Time Warner Cable customers in several states could lose local stations that carry the big four networks at midnight on Dec. 31 if an agreement isn't reached with Sinclair Broadcast Group.

Sinclair Broadcasting carries the signal for local affiliates of networks and provides them to Time Warner Cable. The company asked Time Warner for a higher fee, amounting to about 10 cents per subscriber, according to Sinclair. Sinclair would not say what the current per-subscriber fee is. Sinclair's General Counsel Barry Faber said that typically, stations get from 90 cents to $4.

Farber said that Sinclair was not asking for more than other broadcasters, and if anything, was willing to take a smaller fee than that demanded by networks such as ESPN, which draws fewer viewers than CBS, one of the networks Sinclair carries.

Time Warner refused to pay the increase, though it said in a statement that it was willing to negotiate. But both companies have said that talks have broken down.

Sinclair carries 20 Fox, 17 of MyTV, nine ABC and CW, two CBS and one NBC station. The company says it reaches about 22 percent of U.S. households. Most of those are in smaller markets, such as Cincinnati, Ohio, or Syracuse, N.Y., because in larger markets such as New York City the local affiliates are owned by media conglomerates or even the parent networks.

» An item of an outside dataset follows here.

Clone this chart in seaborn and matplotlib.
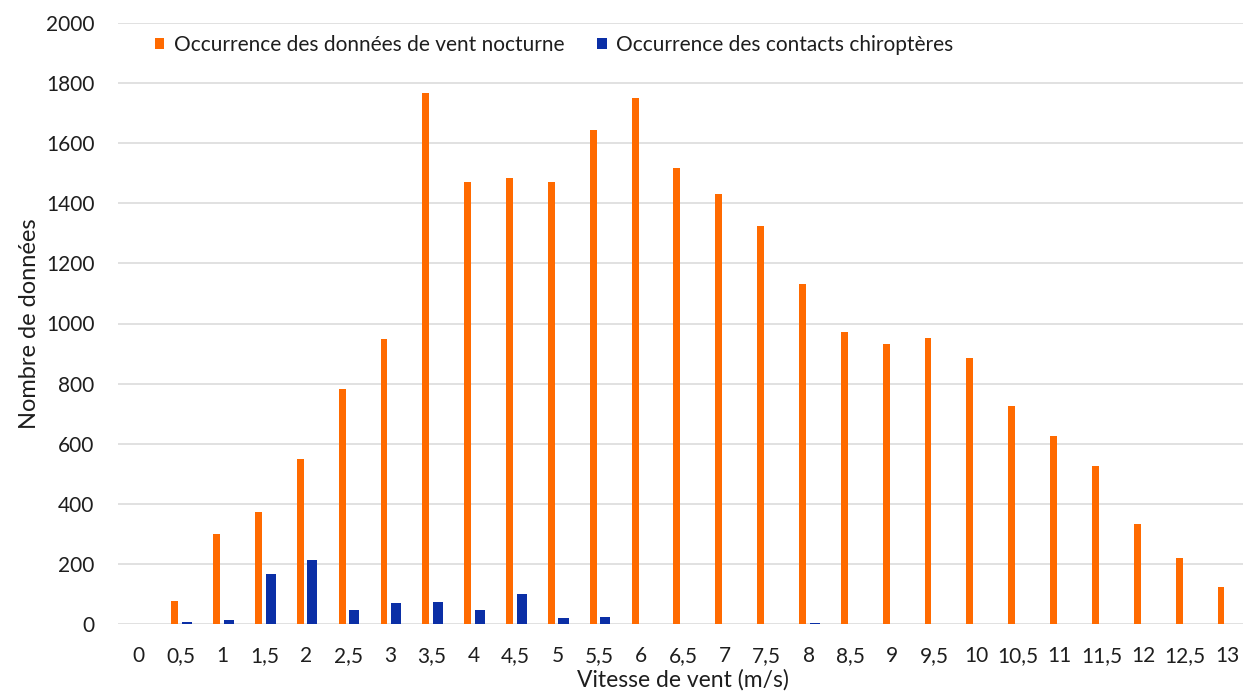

Time Warner customers will still get some Fox programming, because the cable company has a separate agreement with Fox to provide national broadcasts. So the popular TV series such as The Simpsons would still be on. But the local newscast would not.

The dispute is similar to one between Fox and Cablevision earlier this year that blacked out two games of the World Series in the New York metropolitan area. At the time, Cablevision issued a statement saying that it agreed to an unfair price for multiple channels of programming.

Meanwhile, the Fox deal puts Sinclair in a tougher position because for at least some programming, Time Warner has an alternative to paying Sinclair.

The disputes between broadcast companies and cable providers are also complicated by the fact that more viewers - though still a small number - are getting video content from the Internet. Combined with reduced ad sales due to the recession, the fees from cable companies become more important sources of revenue.

A Time Warner spokesperson did not return calls for comment.